Incurable Fog
One day while driving down the street I forgot where I was. Mind you I just left Target and was headed toward home so had certainly been there before, but in that instant I couldn't have told you where I was on the planet if my life depended on it. I had to pull over and cry for a while, gnashing my teeth and pulling my hair over the fact that I was thirty years old and becoming so sick with something so unfixable, I was literally losing my mind. Flash forward a few years to when I had settled into the reality of living with fibromyalgia. Working retail was a painful necessity that was quickly running its course, so I set about trying to figure what on earth to do to earn a living. Naturally, this required me to take a Spanish course at the local community college. Not because I wanted to earn money off my non-existent Spanish 1 skills, but because I desperately needed to know if my brain was capable of learning and retaining new information, and I took French in high school.
I worked really hard for that A. I'd get up at 7 AM to study, regardless of how poor my sleep quality was the night before, determined to prove I was still a viable human specimen. All that learning made interesting things start happening to me, like I could listen to music again and started to remember why I walked into a room. It was an incredibly liberating experience. I'd far surpassed the "no treatment no cure" diagnosis I was given in 2006, but never expected to get my brain back. In hindsight this was like a cruel teaser. Because little did I know, I was about to lose it again.

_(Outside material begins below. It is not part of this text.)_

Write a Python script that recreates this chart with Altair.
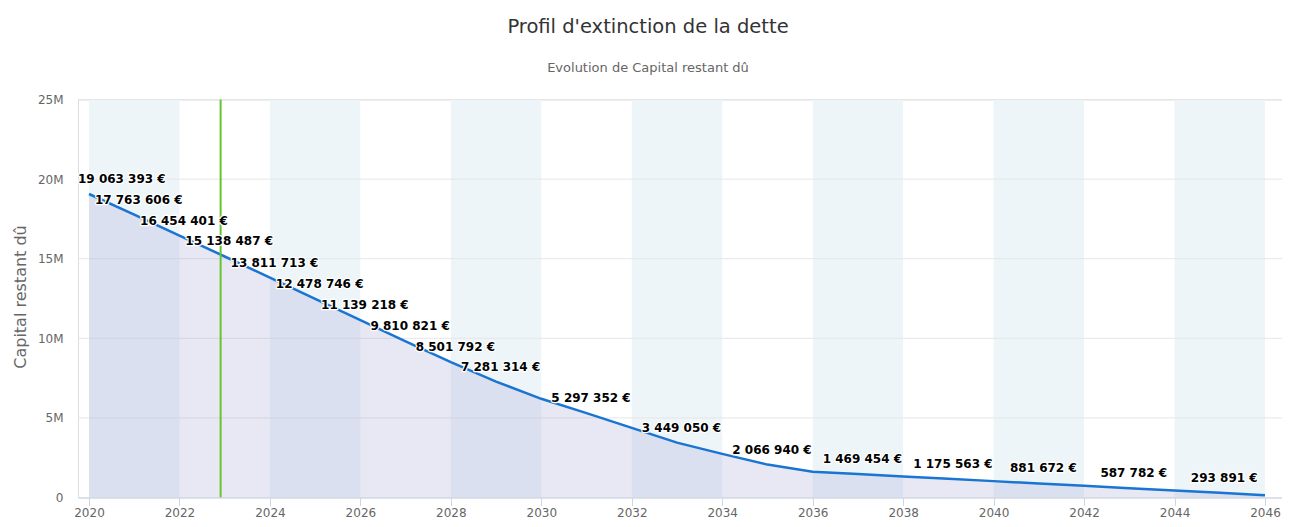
import altair as alt
import pandas as pd

# ---- data ----
years = list(range(2020, 2047))
capital = [19063393, 17763606, 16454401, 15138487, 13811713, 12478746,
           11139218, 9810821, 8501792, 7281314, 6200000, 5297352,
           4370000, 3449050, 2740000, 2066940, 1616400, 1469454,
           1322500, 1175563, 1028600, 881672, 734700, 587782,
           440800, 293891, 147000]
label_years = [2021, 2022, 2023, 2024, 2025, 2026, 2027, 2028, 2029,
               2031, 2033, 2035, 2037, 2039, 2041, 2043, 2045]
first_label_year = 2020
band_starts = [2020, 2024, 2028, 2032, 2036, 2040, 2044]
band_ends = [2022, 2026, 2030, 2034, 2038, 2042, 2046]
today_marker = 2022.91
x_ticks = list(range(2020, 2047, 2))
y_ticks = [0, 5000000, 10000000, 15000000, 20000000, 25000000]


def fmt(v):
    return f"{v:,}".replace(",", " ") + " €"


df = pd.DataFrame({"annee": years, "capital": capital})
df["label"] = df["capital"].map(fmt)
lab = df[df["annee"].isin(label_years)]
first = df[df["annee"] == first_label_year]
bands = pd.DataFrame({"start": band_starts, "end": band_ends})
grid = pd.DataFrame({"v": y_ticks})

FONT = "DejaVu Sans"

xscale = alt.Scale(domain=[2019.7568, 2046.376], nice=False, zero=False)
yscale = alt.Scale(domain=[0, 25000000], nice=False)

x_axis = alt.Axis(values=x_ticks, format="d", title=None, grid=False,
                  domainColor="#ccd6eb", tickColor="#ccd6eb", tickSize=8,
                  labelFontSize=12, labelColor="#666666", labelFont=FONT,
                  labelPadding=2, labelFlush=False, zindex=1)
y_axis = alt.Axis(values=y_ticks, title="Capital restant dû",
                  labelExpr="datum.value == 0 ? '0' : (datum.value / 1000000) + 'M'",
                  grid=False, domain=False, ticks=False,
                  labelFontSize=12, labelColor="#666666", labelFont=FONT,
                  labelPadding=15,
                  titleFont=FONT, titleFontSize=16, titleFontWeight="normal",
                  titleColor="#666666", titleX=-58, titleY=197,
                  titleAngle=270, titleAlign="center", titleBaseline="middle")

X = lambda f: alt.X(f, scale=xscale, axis=x_axis)
Y = lambda f: alt.Y(f, scale=yscale, axis=y_axis)

band_layer = alt.Chart(bands).mark_rect(color="#eef5f8").encode(
    x=X("start:Q"), x2="end:Q")

grid_layer = alt.Chart(grid).mark_rule(color="#e6e6e6", strokeWidth=1).encode(
    y=Y("v:Q"))

area_layer = alt.Chart(df).mark_area(color="#8c8ccc", opacity=0.2).encode(
    x=X("annee:Q"), y=Y("capital:Q"))

line_layer = alt.Chart(df).mark_line(color="#1a74d1", strokeWidth=2.5).encode(
    x=X("annee:Q"), y=Y("capital:Q"))

today_layer = alt.Chart(pd.DataFrame({"t": [today_marker]})).mark_rule(
    color="#66c430", strokeWidth=2).encode(x=X("t:Q"))

lab_style = dict(font=FONT, fontSize=12, fontWeight="bold", baseline="alphabetic")

halo = alt.Chart(lab).mark_text(color="white", stroke="white", strokeWidth=2.5,
                                strokeJoin="round", align="center", dx=4.5, dy=-11,
                                **lab_style).encode(
    x=X("annee:Q"), y=Y("capital:Q"), text="label:N")
text = alt.Chart(lab).mark_text(color="#000000", align="center", dx=4.5, dy=-11,
                                **lab_style).encode(
    x=X("annee:Q"), y=Y("capital:Q"), text="label:N")

halo0 = alt.Chart(first).mark_text(color="white", stroke="white", strokeWidth=2.5,
                                   strokeJoin="round", align="left", dx=-11, dy=-11,
                                   **lab_style).encode(
    x=X("annee:Q"), y=Y("capital:Q"), text="label:N")
text0 = alt.Chart(first).mark_text(color="#000000", align="left", dx=-11, dy=-11,
                                   **lab_style).encode(
    x=X("annee:Q"), y=Y("capital:Q"), text="label:N")

chart = alt.layer(
    band_layer, grid_layer, area_layer, line_layer, today_layer,
    halo, text, halo0, text0
).properties(
    width=1204, height=398,
    autosize=alt.AutoSizeParams(type="none"),
    padding={"left": 70, "top": 91.5, "right": 0, "bottom": 21.5},
    title=alt.TitleParams(
        text="Profil d'extinction de la dette",
        subtitle="Evolution de Capital restant dû",
        font=FONT, fontSize=19.5, fontWeight="normal", color="#333333",
        subtitleFont=FONT, subtitleFontSize=13, subtitleColor="#666666",
        anchor="middle", dx=-32, offset=18, subtitlePadding=24),
).configure_view(stroke=None).configure(background="white")

chart.save("out.html", embed_options={"renderer": "svg", "actions": False})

By the time Spanish 2 rolled around the following semester, I was a double stroke survivor. I attended one session and promptly dropped the class, considering my brain was such mush I couldn't even make my mouth say ¡Hola! I even tried Conversational Spanish the semester after that but was still too screwed up. Getting my brain back after my strokes took a lot of time to heal and, once again, demanding an excessive amount of mental prowess from myself in order to write my book. But imagine how differently the next six years would've gone if I hadn't succeeded in my little Spanish 1 experiment. Perhaps knowing I could take a perceived limitation and put in enough work to triumph over my tribulations gave me the will to keep going, even when everything was at its worst? All I know is I was told to accept my illness, so I decided to challenge it. That attitude has gotten me into plenty of trouble over the years. I'm always pushing myself and overdoing it and crashing and burning. But I've also come leaps and bounds from that poor sick girl in 2006 who was told she was never going to get better. While I may not be "better," through one challenge at a time, my life certainly is.